## What to work on
Write every line out verbatim and omit the pictures.
+ + +
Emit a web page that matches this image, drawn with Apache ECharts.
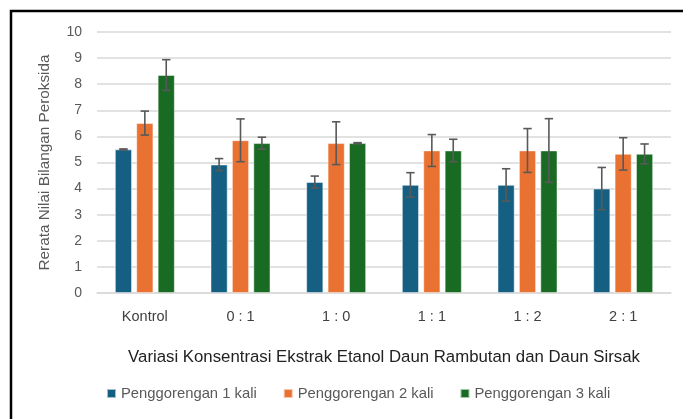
<!DOCTYPE html>
<html><head><meta charset="utf-8">
<script src="https://cdn.jsdelivr.net/npm/echarts@6/dist/echarts.min.js"></script>
<style>html,body{margin:0;padding:0;background:#fff}#c{width:683px;height:419px}</style>
</head><body><div id="c"></div>
<script>
const categories = ['Kontrol', '0 : 1', '1 : 0', '1 : 1', '1 : 2', '2 : 1'];
const seriesNames = ['Penggorengan 1 kali', 'Penggorengan 2 kali', 'Penggorengan 3 kali'];
const values1 = [5.50, 4.92, 4.25, 4.14, 4.14, 4.00];
const values2 = [6.51, 5.85, 5.74, 5.46, 5.46, 5.33];
const values3 = [8.35, 5.74, 5.74, 5.46, 5.46, 5.33];
const err1 = [0.02, 0.23, 0.23, 0.47, 0.62, 0.81];
const err2 = [0.46, 0.82, 0.82, 0.61, 0.84, 0.62];
const err3 = [0.59, 0.23, 0.02, 0.43, 1.22, 0.38];
const yTicks = [0, 1, 2, 3, 4, 5, 6, 7, 8, 9, 10];
const colors = ['#156082', '#E97132', '#196B24'];

const values = [values1, values2, values3];
const errs = [err1, err2, err3];
const barW = 17, gapPx = 4.4;

const chart = echarts.init(document.getElementById('c'));
const series = [];
values.forEach((v, s) => {
  series.push({
    name: seriesNames[s], type: 'bar', data: v, barWidth: barW, barGap: (gapPx / barW * 100) + '%',
    itemStyle: { color: colors[s], borderColor: 'rgba(255,255,255,0.6)', borderWidth: 0.8 }
  });
});
values.forEach((v, s) => {
  series.push({
    type: 'custom', name: seriesNames[s] + ' err', z: 10,
    data: v.map((val, i) => [i, val - errs[s][i], val + errs[s][i]]),
    renderItem: function (params, api) {
      const off = (s - 1) * (barW + gapPx);
      const lo = api.coord([api.value(0), api.value(1)]);
      const hi = api.coord([api.value(0), api.value(2)]);
      const x = lo[0] + off, cw = 4.2;
      const st = { stroke: '#595959', lineWidth: 1.6 };
      return { type: 'group', children: [
        { type: 'line', shape: { x1: x, y1: lo[1], x2: x, y2: hi[1] }, style: st },
        { type: 'line', shape: { x1: x - cw, y1: lo[1], x2: x + cw, y2: lo[1] }, style: st },
        { type: 'line', shape: { x1: x - cw, y1: hi[1], x2: x + cw, y2: hi[1] }, style: st }
      ]};
    },
    encode: { x: 0, y: [1, 2] }, silent: true
  });
});

chart.setOption({
  animation: false,
  color: colors,
  grid: { left: 97, right: 12, top: 32, bottom: 126 },
  graphic: [{ type: 'rect', shape: { x: 11, y: 11, width: 700, height: 440 }, style: { fill: 'none', stroke: '#000', lineWidth: 2.5 }, silent: true }],
  xAxis: {
    type: 'category', data: categories,
    name: 'Variasi Konsentrasi Ekstrak Etanol Daun Rambutan dan Daun Sirsak',
    nameLocation: 'middle', nameGap: 56,
    nameTextStyle: { fontFamily: 'Liberation Sans', fontSize: 16.8, color: '#222' },
    axisLine: { lineStyle: { color: '#d9d9d9', width: 1.5 } },
    axisTick: { show: false },
    axisLabel: { color: '#404040', fontFamily: 'Liberation Sans', fontSize: 14.5, margin: 16 }
  },
  yAxis: {
    type: 'value', min: 0, max: 10, interval: 1,
    name: 'Rerata Nilai Bilangan Peroksida', nameLocation: 'middle', nameGap: 45,
    nameTextStyle: { fontFamily: 'Liberation Sans', fontSize: 15.3, color: '#595959' },
    axisLabel: { color: '#595959', fontFamily: 'Liberation Sans', fontSize: 14, margin: 15,
      formatter: v => yTicks.includes(v) ? String(v) : '' },
    splitLine: { lineStyle: { color: '#d9d9d9', width: 1.5 } }
  },
  legend: {
    data: seriesNames, left: 101, top: 381, itemWidth: 9, itemHeight: 9, itemGap: 26,
    icon: 'rect',
    textStyle: { color: '#595959', fontFamily: 'Liberation Sans', fontSize: 14.8 }
  },
  series: series
});
</script></body></html>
+ + +
## Solution for this problem
Emit a web page that matches this image, drawn with Apache ECharts.
<!DOCTYPE html>
<html><head><meta charset="utf-8">
<script src="https://cdn.jsdelivr.net/npm/echarts@6/dist/echarts.min.js"></script>
<style>html,body{margin:0;padding:0;background:#fff}#c{width:683px;height:419px}</style>
</head><body><div id="c"></div>
<script>
const categories = ['Kontrol', '0 : 1', '1 : 0', '1 : 1', '1 : 2', '2 : 1'];
const seriesNames = ['Penggorengan 1 kali', 'Penggorengan 2 kali', 'Penggorengan 3 kali'];
const values1 = [5.50, 4.92, 4.25, 4.14, 4.14, 4.00];
const values2 = [6.51, 5.85, 5.74, 5.46, 5.46, 5.33];
const values3 = [8.35, 5.74, 5.74, 5.46, 5.46, 5.33];
const err1 = [0.02, 0.23, 0.23, 0.47, 0.62, 0.81];
const err2 = [0.46, 0.82, 0.82, 0.61, 0.84, 0.62];
const err3 = [0.59, 0.23, 0.02, 0.43, 1.22, 0.38];
const yTicks = [0, 1, 2, 3, 4, 5, 6, 7, 8, 9, 10];
const colors = ['#156082', '#E97132', '#196B24'];

const values = [values1, values2, values3];
const errs = [err1, err2, err3];
const barW = 17, gapPx = 4.4;

const chart = echarts.init(document.getElementById('c'));
const series = [];
values.forEach((v, s) => {
  series.push({
    name: seriesNames[s], type: 'bar', data: v, barWidth: barW, barGap: (gapPx / barW * 100) + '%',
    itemStyle: { color: colors[s], borderColor: 'rgba(255,255,255,0.6)', borderWidth: 0.8 }
  });
});
values.forEach((v, s) => {
  series.push({
    type: 'custom', name: seriesNames[s] + ' err', z: 10,
    data: v.map((val, i) => [i, val - errs[s][i], val + errs[s][i]]),
    renderItem: function (params, api) {
      const off = (s - 1) * (barW + gapPx);
      const lo = api.coord([api.value(0), api.value(1)]);
      const hi = api.coord([api.value(0), api.value(2)]);
      const x = lo[0] + off, cw = 4.2;
      const st = { stroke: '#595959', lineWidth: 1.6 };
      return { type: 'group', children: [
        { type: 'line', shape: { x1: x, y1: lo[1], x2: x, y2: hi[1] }, style: st },
        { type: 'line', shape: { x1: x - cw, y1: lo[1], x2: x + cw, y2: lo[1] }, style: st },
        { type: 'line', shape: { x1: x - cw, y1: hi[1], x2: x + cw, y2: hi[1] }, style: st }
      ]};
    },
    encode: { x: 0, y: [1, 2] }, silent: true
  });
});

chart.setOption({
  animation: false,
  color: colors,
  grid: { left: 97, right: 12, top: 32, bottom: 126 },
  graphic: [{ type: 'rect', shape: { x: 11, y: 11, width: 700, height: 440 }, style: { fill: 'none', stroke: '#000', lineWidth: 2.5 }, silent: true }],
  xAxis: {
    type: 'category', data: categories,
    name: 'Variasi Konsentrasi Ekstrak Etanol Daun Rambutan dan Daun Sirsak',
    nameLocation: 'middle', nameGap: 56,
    nameTextStyle: { fontFamily: 'Liberation Sans', fontSize: 16.8, color: '#222' },
    axisLine: { lineStyle: { color: '#d9d9d9', width: 1.5 } },
    axisTick: { show: false },
    axisLabel: { color: '#404040', fontFamily: 'Liberation Sans', fontSize: 14.5, margin: 16 }
  },
  yAxis: {
    type: 'value', min: 0, max: 10, interval: 1,
    name: 'Rerata Nilai Bilangan Peroksida', nameLocation: 'middle', nameGap: 45,
    nameTextStyle: { fontFamily: 'Liberation Sans', fontSize: 15.3, color: '#595959' },
    axisLabel: { color: '#595959', fontFamily: 'Liberation Sans', fontSize: 14, margin: 15,
      formatter: v => yTicks.includes(v) ? String(v) : '' },
    splitLine: { lineStyle: { color: '#d9d9d9', width: 1.5 } }
  },
  legend: {
    data: seriesNames, left: 101, top: 381, itemWidth: 9, itemHeight: 9, itemGap: 26,
    icon: 'rect',
    textStyle: { color: '#595959', fontFamily: 'Liberation Sans', fontSize: 14.8 }
  },
  series: series
});
</script></body></html>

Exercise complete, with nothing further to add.